Le vendredi 5 février 2016, Ilker Birkan a soutenu sa thèse de doctorat en sociologie intitulée: "Pourquoi l'art contemporain en Turquie? Enquête sociologique à Istanbul, des Tanzimat à Gezi"


Devant un jury composé de:

Ali AKAY, Professeur de sociologie, Université des beaux-arts Mimar Sinan (co-directeur)

Selçuk DEMIREL, Membre d'honneur de l'Institut des Etudes Avancées de Nantes

Ali EL KENZ, Professeur de sociologie, Université de Nantes (co-directeur)

Servet ERTUL, Maitre de conférences (HDR) en sociologie, Université du Maine 

Gilles FERREOL, Professeur de sociologie, Université de Franche-Comté (rapporteur)

Nora SENI, Professeure d'histoire, Université Paris 8 (rapporteur)

Yves TERTRAIS, Maître de conférences en sociologie, Université de Nantes


Résumé

La ville d'Istanbul témoigne d'un développement très rapide de l'art contemporain. Des centres artistiques exposent des œuvres et aident à la création artistique, des musées privés sont ouverts par des collectionneurs et des grandes entreprises, des galeries toujours plus nombreuses diffusent des œuvres. Cette énergie, accompagnée d'une visibilité croissante des artistes turcs dans le monde, représente une situation singulière du Proche-Orient et dans le monde musulman. Notre thèse cherche à comprendre quels sont les institutions, les modes d'organisation, les modes de sensibilité qui se sont mis en place dans la société turque, pour y promouvoir l'art contemporain et quels processus sous-tendent l'éclosion de ces pratiques artistiques actuelles.

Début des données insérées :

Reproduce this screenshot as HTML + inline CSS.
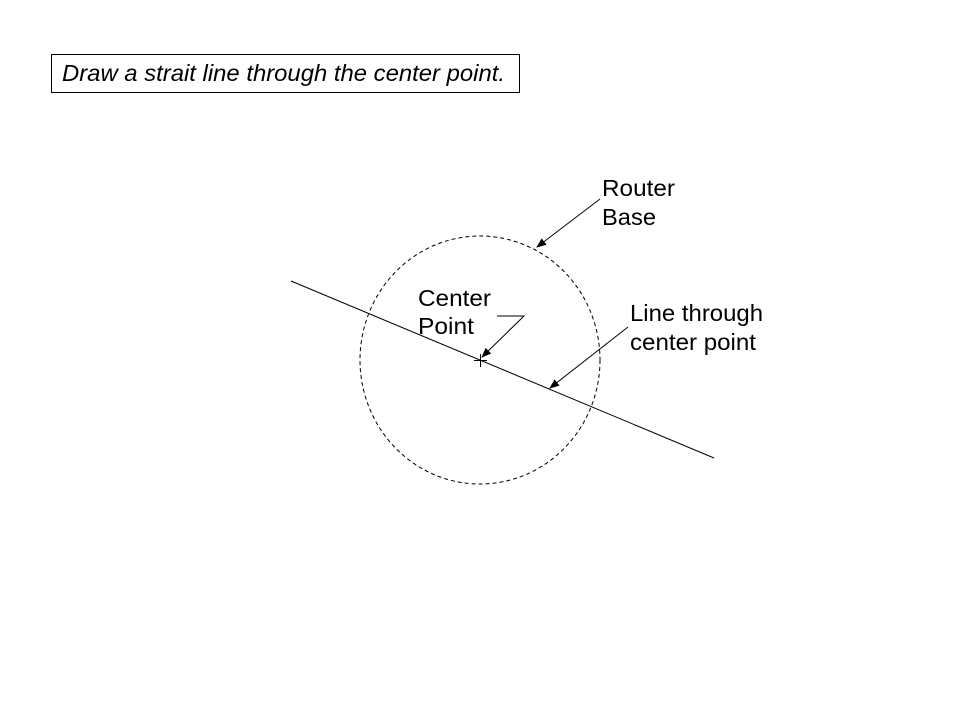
<!DOCTYPE html>
<html><head><style>
html,body{margin:0;padding:0;background:#fff;width:960px;height:720px;overflow:hidden}
text{font-family:"Liberation Sans",Arial,sans-serif;font-size:23px;fill:#000}
</style></head><body>
<svg width="960" height="720" viewBox="0 0 960 720" xmlns="http://www.w3.org/2000/svg">
<defs><marker id="a" markerWidth="10" markerHeight="8" refX="9" refY="4" orient="auto" markerUnits="userSpaceOnUse"><path d="M0,0 L10,4 L0,8 Z" fill="#000"/></marker></defs>
<rect x="51.5" y="54.5" width="468" height="38" fill="#fff" stroke="#000" stroke-width="1"/>
<text x="62" y="81" font-style="italic" textLength="443" lengthAdjust="spacingAndGlyphs">Draw a strait line through the center point.</text>
<ellipse cx="480" cy="360" rx="120" ry="124" fill="none" stroke="#000" stroke-width="1" stroke-dasharray="4,3"/>
<line x1="291" y1="281" x2="714" y2="458" stroke="#000" stroke-width="1"/>
<line x1="474" y1="360.5" x2="487" y2="360.5" stroke="#000"/>
<line x1="480.5" y1="354" x2="480.5" y2="367" stroke="#000"/>
<polyline points="497,316 524,316 482,357" fill="none" stroke="#000" marker-end="url(#a)"/>
<line x1="600" y1="199" x2="537" y2="247" stroke="#000" marker-end="url(#a)"/>
<line x1="628" y1="327" x2="550" y2="388" stroke="#000" marker-end="url(#a)"/>
<text x="602" y="196" textLength="73" lengthAdjust="spacingAndGlyphs">Router</text>
<text x="602" y="225" textLength="54" lengthAdjust="spacingAndGlyphs">Base</text>
<text x="418" y="306" textLength="73" lengthAdjust="spacingAndGlyphs">Center</text>
<text x="418" y="334" textLength="56" lengthAdjust="spacingAndGlyphs">Point</text>
<text x="630" y="321" textLength="133" lengthAdjust="spacingAndGlyphs">Line through</text>
<text x="630" y="350" textLength="126" lengthAdjust="spacingAndGlyphs">center point</text>
</svg>
</body></html>
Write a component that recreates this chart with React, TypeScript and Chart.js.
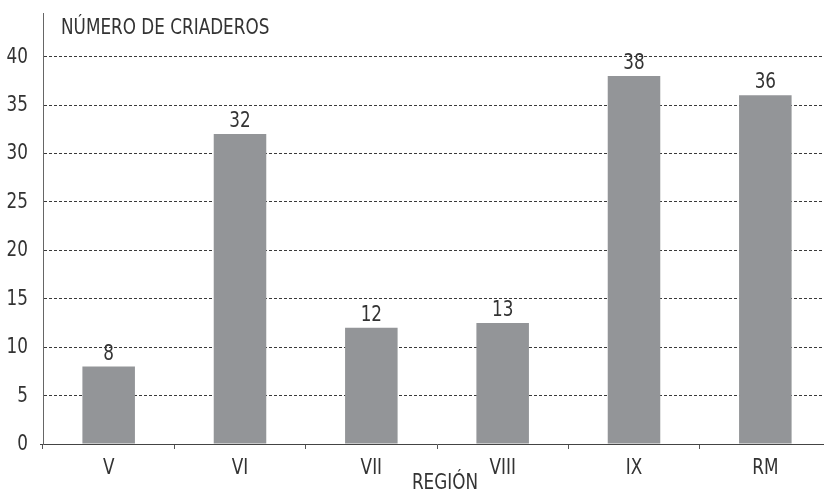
import React, { useEffect, useRef } from "react";
import { Chart, registerables } from "chart.js";

Chart.register(...registerables);

const categories = ["V", "VI", "VII", "VIII", "IX", "RM"];
const values = [8, 32, 12, 12.5, 38, 36];
const valueLabels = ["8", "32", "12", "13", "38", "36"];
const yTicks = [0, 5, 10, 15, 20, 25, 30, 35, 40];
const yTitle = "NÚMERO DE CRIADEROS";
const xTitle = "REGIÓN";

const FONT = "'DejaVu Sans Condensed', 'Liberation Sans Narrow', sans-serif";
const TEXT = "#333333";
const SIZE = 22;
const SQUEEZE = 0.85;

function drawText(ctx: CanvasRenderingContext2D, text: string, x: number, y: number, align: CanvasTextAlign) {
  ctx.save();
  ctx.translate(x, y);
  ctx.scale(SQUEEZE, 1);
  ctx.font = `${SIZE}px ${FONT}`;
  ctx.fillStyle = TEXT;
  ctx.textAlign = align;
  ctx.textBaseline = "alphabetic";
  ctx.fillText(text, 0, 0);
  ctx.restore();
}

const textLayer = {
  id: "textLayer",
  afterDraw(chart: any) {
    const ctx = chart.ctx;
    const xs = chart.scales.x;
    const ys = chart.scales.y;
    const area = chart.chartArea;
    // bar value labels
    const meta = chart.getDatasetMeta(0);
    meta.data.forEach((bar: any, i: number) => {
      drawText(ctx, valueLabels[i], bar.x, bar.y - 7, "center");
    });
    // y tick labels
    yTicks.forEach((v) => {
      drawText(ctx, String(v), area.left - 15, ys.getPixelForValue(v) + 6, "right");
    });
    // x tick labels
    categories.forEach((c, i) => {
      drawText(ctx, c, xs.getPixelForValue(i), area.bottom + 30, "center");
    });
    // axis titles
    drawText(ctx, xTitle, (area.left + area.right) / 2 + 8, area.bottom + 45, "center");
    drawText(ctx, yTitle, area.left + 18, 34, "left");
  },
};

export default function App() {
  const ref = useRef<HTMLCanvasElement>(null);
  useEffect(() => {
    document.body.style.margin = "0";
    document.body.style.overflow = "hidden";
    const chart = new Chart(ref.current!, {
      type: "bar",
      data: {
        labels: categories,
        datasets: [
          {
            data: values,
            backgroundColor: "#939598",
            barPercentage: 0.4,
            categoryPercentage: 1,
          },
        ],
      },
      options: {
        animation: false,
        responsive: false,
        maintainAspectRatio: false,
        layout: { padding: { top: 13, left: 0, right: 0, bottom: 0 } },
        plugins: { legend: { display: false }, tooltip: { enabled: false } },
        scales: {
          x: {
            offset: true,
            grid: {
              offset: true,
              drawOnChartArea: false,
              drawTicks: true,
              tickLength: 5,
              color: "#555555",
            },
            border: { color: "#444444", width: 1 },
            ticks: { display: false },
            afterFit: (scale: any) => {
              scale.height = 46;
              scale.paddingLeft = 0;
              scale.paddingRight = 0;
            },
          },
          y: {
            min: 0,
            max: 44.5,
            afterBuildTicks: (scale: any) => {
              scale.ticks = yTicks.map((v) => ({ value: v }));
            },
            grid: {
              drawTicks: true,
              tickLength: 3,
              tickColor: (c: any) => (c.tick && c.tick.value === 0 ? "#444444" : "rgba(0,0,0,0)"),
              color: (c: any) => (c.tick && c.tick.value === 0 ? "rgba(0,0,0,0)" : "#3a3a3a"),
              lineWidth: 1,
            },
            border: { color: "#666666", width: 1, dash: [3, 2], dashOffset: 0 } as any,
            ticks: { display: false },
            afterFit: (scale: any) => {
              scale.width = 43;
              scale.paddingTop = 0;
              scale.paddingBottom = 0;
            },
          },
        },
      },
      plugins: [textLayer],
    });
    return () => chart.destroy();
  }, []);
  return (
    <div style={{ width: 831, height: 490, overflow: "hidden" }}>
      <canvas ref={ref} width={831} height={490} style={{ width: 831, height: 490, display: "block" }} />
    </div>
  );
}
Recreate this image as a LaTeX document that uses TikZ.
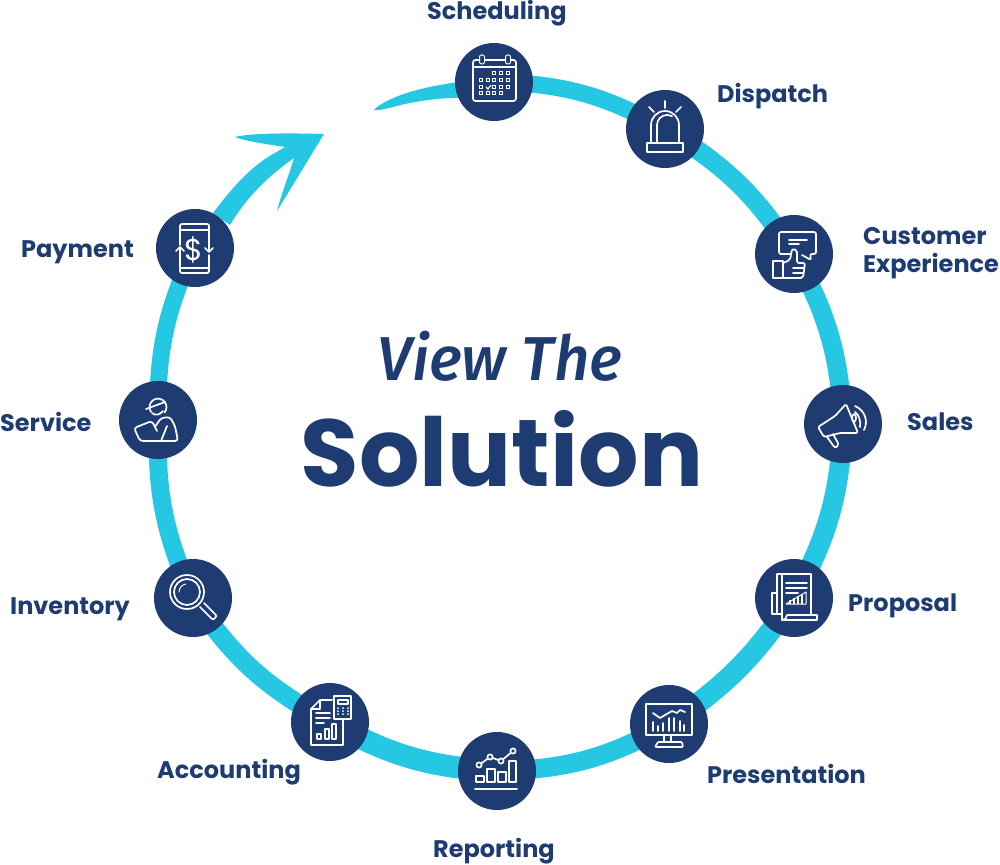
\documentclass[tikz,border=0pt]{standalone}
\usepackage{fontspec}
\setmainfont{Poppins}
\newfontfamily\viewfont{Fira Sans Medium}
\definecolor{navy}{HTML}{1E3C71}
\definecolor{ringblue}{HTML}{26C7E3}
\tikzset{
  stopdot/.style={circle,fill=navy,minimum size=78pt,inner sep=0pt},
  lab/.style={text=navy,font=\fontsize{24}{28}\selectfont\bfseries,inner sep=0pt,anchor=west,align=left},
  band/.style={draw=ringblue,line width=19pt},
  ic/.style={draw=white,line width=1.7pt,line join=round,line cap=round},
  icf/.style={draw=white,line width=1.1pt},
}
\begin{document}
\begin{tikzpicture}[x=1pt,y=-1pt]
\useasboundingbox (0,0) rectangle (1000,864);
% stops
\coordinate (psched) at (494,82);
\coordinate (pdisp) at (665,129);
\coordinate (pcust) at (794,254);
\coordinate (psales) at (843,424);
\coordinate (pprop) at (794,598);
\coordinate (ppres) at (669,724);
\coordinate (prep) at (497,771);
\coordinate (pacc) at (330,722);
\coordinate (pinv) at (193,598);
\coordinate (pserv) at (158,420);
\coordinate (ppay) at (195,248);
% ring
\draw[band,line width=17pt] (psched) to[bend left=14] (pdisp);
\draw[band] (pdisp) to[bend left=13] (pcust);
\draw[band] (pcust) to[bend left=13] (psales);
\draw[band,line width=20pt] (psales) to[bend left=13] (pprop);
\draw[band,line width=21pt] (pprop) to[bend left=11] (ppres);
\draw[band] (ppres) to[bend left=14] (prep);
\draw[band,line width=22pt] (prep) to[bend left=13] (pacc);
\draw[band] (pacc) to[bend left=14] (pinv);
\draw[band,line width=18pt] (pinv) to[bend left=13] (pserv);
\draw[band,line width=17pt] (pserv) to[bend left=13] (ppay);
% tail at the scheduling stop
\fill[ringblue] (374,110) .. controls (378,104) and (400,94) .. (417,90) .. controls (432,86) and (445,84) .. (470,80)
  -- (470,98) .. controls (445,97) and (425,100) .. (405,104) .. controls (392,107) and (380,111) .. (374,110) -- cycle;
% arrow from the payment stop
\fill[ringblue] (213,213) .. controls (232,188) and (248,170) .. (268,157) -- (285,147)
  .. controls (265,144) and (245,141) .. (235,137) .. controls (250,133) and (290,133) .. (324,134)
  -- (277,211) .. controls (281,195) and (290,172) .. (294,158)
  .. controls (270,175) and (248,195) .. (230,225) -- cycle;
% nodes
\node[stopdot] (sched) at (psched) {};
\node[stopdot] (disp) at (pdisp) {};
\node[stopdot] (cust) at (pcust) {};
\node[stopdot] (sales) at (psales) {};
\node[stopdot] (prop) at (pprop) {};
\node[stopdot] (pres) at (ppres) {};
\node[stopdot] (rep) at (prep) {};
\node[stopdot] (acc) at (pacc) {};
\node[stopdot] (inv) at (pinv) {};
\node[stopdot] (serv) at (pserv) {};
\node[stopdot] (pay) at (ppay) {};
% labels
\node[lab] (lsched) at (427,13) {Scheduling};
\node[lab] (ldisp) at (717,96) {Dispatch};
\node[lab] (lcust) at (863,253) {Customer\\Experience};
\node[lab] (lsales) at (907,422) {Sales};
\node[lab] (lprop) at (848,606) {Proposal};
\node[lab] (lpres) at (707,774) {Presentation};
\node[lab] (lrep) at (433,851) {Reporting};
\node[lab] (lacc) at (157,772) {Accounting};
\node[lab] (linv) at (10,609) {Inventory};
\node[lab] (lserv) at (0,422) {Service};
\node[lab] (lpay) at (21,252) {Payment};
\node[text=navy,font=\viewfont\itshape\fontsize{62}{62}\selectfont,inner sep=0pt] (view) at (500,356) {View The};
\node[text=navy,font=\fontsize{95}{95}\selectfont\bfseries,inner sep=0pt] (sol) at (502,449) {Solution};
% calendar
\begin{scope}[shift={(sched)}]
\draw[ic,rounded corners=2.5pt] (-21,-22) rectangle (22,19);
\draw[ic] (-21,-15) -- (22,-15);
\draw[ic,fill=navy,line width=1pt,rounded corners=2pt] (-14.5,-27) rectangle (-9.5,-18);
\draw[ic,fill=navy,line width=1pt,rounded corners=2pt] (11.5,-27) rectangle (16.5,-18);
\foreach \x/\y in {0/-9,7/-9,14/-9,-13/-2,-6/-2,0/-2,7/-2,14/-2,-13/5,0/5,7/5,14/5,-13/11,-6/11,0/11,7/11}
  \draw[icf] (\x-1.8,\y-1.8) rectangle (\x+1.8,\y+1.8);
\draw[icf] (-8,5) -- (-6,7) -- (-3,3);
\end{scope}
% siren
\begin{scope}[shift={(disp)}]
\draw[ic] (-18,14) rectangle (18,23);
\draw[ic] (-14,14) -- (-14,-4) arc[start angle=180,end angle=360,radius=14] -- (14,14);
\draw[ic] (-8,14) -- (-8,-4) arc[start angle=180,end angle=300,radius=10];
\draw[ic] (0,-28) -- (0,-21) (-16,-22) -- (-11,-17) (16,-22) -- (11,-17);
\end{scope}
% customer experience
\begin{scope}[shift={(cust)}]
\draw[ic,rounded corners=2pt] (-3,0) -- (-15,0) -- (-15,-22) -- (22,-22) -- (22,0) -- (16,0) -- (17,6) -- (8,1);
\draw[ic] (-5,-14) -- (13,-14) (-5,-10) -- (5,-10);
\draw[ic] (-21,7) rectangle (-11,24);
\draw[ic,rounded corners=2pt] (-11,9) -- (-4,6) -- (-2,-5) -- (3,-4) -- (3,9) -- (11,9) -- (9,24) -- (-11,24);
\draw[ic] (-1,14) -- (10,14) (-1,19) -- (9,19);
\end{scope}
% megaphone
\begin{scope}[shift={(sales)}]
\draw[ic,rounded corners=1.5pt] (-8,-8) -- (3,-20) -- (15,9) -- (-3,9) -- (-19,13) -- (-25,3) -- cycle;
\draw[ic,rounded corners=2pt] (-16,13) -- (-8,24) -- (-4,21) -- (-10,10);
\draw[ic] (11,-6) ellipse[x radius=2pt,y radius=4pt];
\draw[ic] (12,-12) .. controls (16,-9) and (18,-3) .. (17,3);
\draw[ic] (12,-18) .. controls (21,-14) and (26,-4) .. (21,6);
\end{scope}
% proposal
\begin{scope}[shift={(prop)}]
\draw[ic] (-12,22) -- (-12,-24) (-17,-24) -- (17,-24) -- (17,17) (-17,-24) -- (-17,16) -- (-12,16) (-17,-5) -- (-22,-5) -- (-22,16) -- (-17,16);
\draw[ic] (-12,22) -- (23,22) -- (23,17) -- (-7,17) (-12,22) .. controls (-9,22) and (-7,20) .. (-7,17);
\draw[ic] (-8,-15) -- (13,-15) (-8,-10) -- (13,-10) (-8,-5) -- (4,-5);
\draw[ic,line width=1pt] (-8,6) -- (12,-6) -- (12,6) -- cycle;
\foreach \x in {-4,0,4,8} \draw[icf] (\x,6) -- (\x,{0-\x*0.45});
\end{scope}
% presentation
\begin{scope}[shift={(pres)}]
\draw[ic] (-23,-20) rectangle (23,11);
\draw[ic] (-5,11) -- (-5,18) (2,11) -- (2,18);
\draw[ic,rounded corners=1pt] (-11,18) -- (13,18) -- (14,23) -- (-14,23) -- cycle;
\draw[ic] (-16,-11) -- (-9,-6) -- (-4,-9) -- (3,-13) -- (8,-11) -- (11,-14) -- (16,-12);
\foreach \x/\y in {-16/-2,-11/2,-6/-1,0/-6,5/-6,11/-3,15/1}
  \draw[ic] (\x,7) -- (\x,\y);
\end{scope}
% reporting
\begin{scope}[shift={(rep)}]
\draw[ic] (-21,5) rectangle (-13,11) (-10,-2) rectangle (-2,11) (1,1) rectangle (9,11) (12,-10) rectangle (19,11);
\draw[ic] (-22,18) -- (20,18);
\draw[ic] (-18,-6) -- (-7,-14) -- (4,-10) -- (16,-20);
\foreach \x/\y in {-18/-6,-7/-14,4/-10,16/-20}
  \draw[ic,fill=navy] (\x,\y) circle[radius=2.6pt];
\end{scope}
% accounting
\begin{scope}[shift={(acc)}]
\draw[ic] (2,-22) -- (-10,-22) -- (-19,-13) -- (-19,23) -- (13,23) -- (13,-3);
\draw[ic] (-10,-22) -- (-10,-13) -- (-19,-13);
\draw[ic] (-14,-9) -- (0,-9) (-14,-4) -- (0,-4) (-14,1) -- (-6,1);
\draw[ic] (-13,12) rectangle (-9,17) (-5,7) rectangle (-1,17) (2,2) rectangle (6,17);
\draw[ic] (4,-26) rectangle (21,-3) (8,-22) rectangle (18,-18);
\foreach \x in {8,13,18} \foreach \y in {-14,-11,-8} \fill[white] (\x,\y) circle[radius=1pt];
\end{scope}
% inventory
\begin{scope}[shift={(inv)}]
\draw[ic] (-6,-6) circle[radius=17pt];
\draw[ic] (-6,-6) circle[radius=13pt];
\draw[ic,line width=1pt] (-14,-6) arc[start angle=180,end angle=260,radius=8];
\draw[ic,rounded corners=2pt] (7,9) -- (20,22) -- (24,18) -- (11,5);
\end{scope}
% service
\begin{scope}[shift={(serv)}]
\draw[ic] (-7,-8) arc[start angle=145,end angle=400,radius=8.5];
\draw[ic] (-12,-11) -- (7,-18);
\draw[ic] (-6,-7) .. controls (-3,-4) and (2,-5) .. (5,-9);
\draw[ic,rounded corners=3pt] (-3,7) -- (3,-2) -- (12,-3) -- (17,6) -- (20,21) -- (-18,21) -- (-24,8) -- (-6,1) -- (-1,11);
\draw[ic] (9,6) -- (3,21);
\end{scope}
% payment
\begin{scope}[shift={(pay)}]
\draw[ic,rounded corners=2pt] (-15,-3) -- (-15,-24) -- (14,-24) -- (14,-7) (-15,14) -- (-15,25) -- (14,25) -- (14,7);
\draw[ic] (-15,-18) -- (14,-18) (-15,20) -- (14,20);
\draw[ic] (-15,15) -- (-15,0) (-19,3) -- (-15,-1) -- (-11,3);
\draw[ic] (14,-10) -- (14,3) (10,0) -- (14,4) -- (18,0);
\node[text=white,inner sep=0pt,font=\fontsize{30}{30}\selectfont] (dollar) at (-1,2) {\$};
\end{scope}
\end{tikzpicture}
\end{document}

Loin d'être le produit de la seule « mondialisation économique » qui uniformiserait les façons de penser dans le monde entier, le développement de l'art actuel en Turquie s'inscrit dans un processus historique de transformation de la société trouvant ses racines à la fin de l'Empire ottoman. L'appropriation de techniques et de savoirs occidentaux, considérés comme universels, devient un enjeu majeur de renouveau pour l'Empire ottoman en déclin puis pour la République de Turquie qui s'est bâtie sur ses ruines. Au 20ème siècle, les arts d'origine occidentale se sont vu donner toute leur place dans la société turque et y ont suivi les mêmes évolutions qu'en Europe. De ce fait, l'art contemporain a pu s'affirmer à la fin du 20ème siècle comme un véritable phénomène artistique dans la ville d'Istanbul.

Par contre, l'Etat premier instituteur de la culture occidentale en Turquie avec Mustafa Kemal s'intéresse moins à cet art aujourd'hui que les élites culturelles et économiques du pays qui l'achètent, le financent et créent ses institutions. Deux usages sociaux de l'art contemporain apparaissent alors dans l'espace culturel turc, il s'inscrit dans un espace réflexif institutionnalisé qui s'élève comme rempart contre le conservatisme culturel et il constitue dans l'espace mondial un symbole d'affirmation civilisationnelle pour les élites d'une nation héritière d'un projet impérial.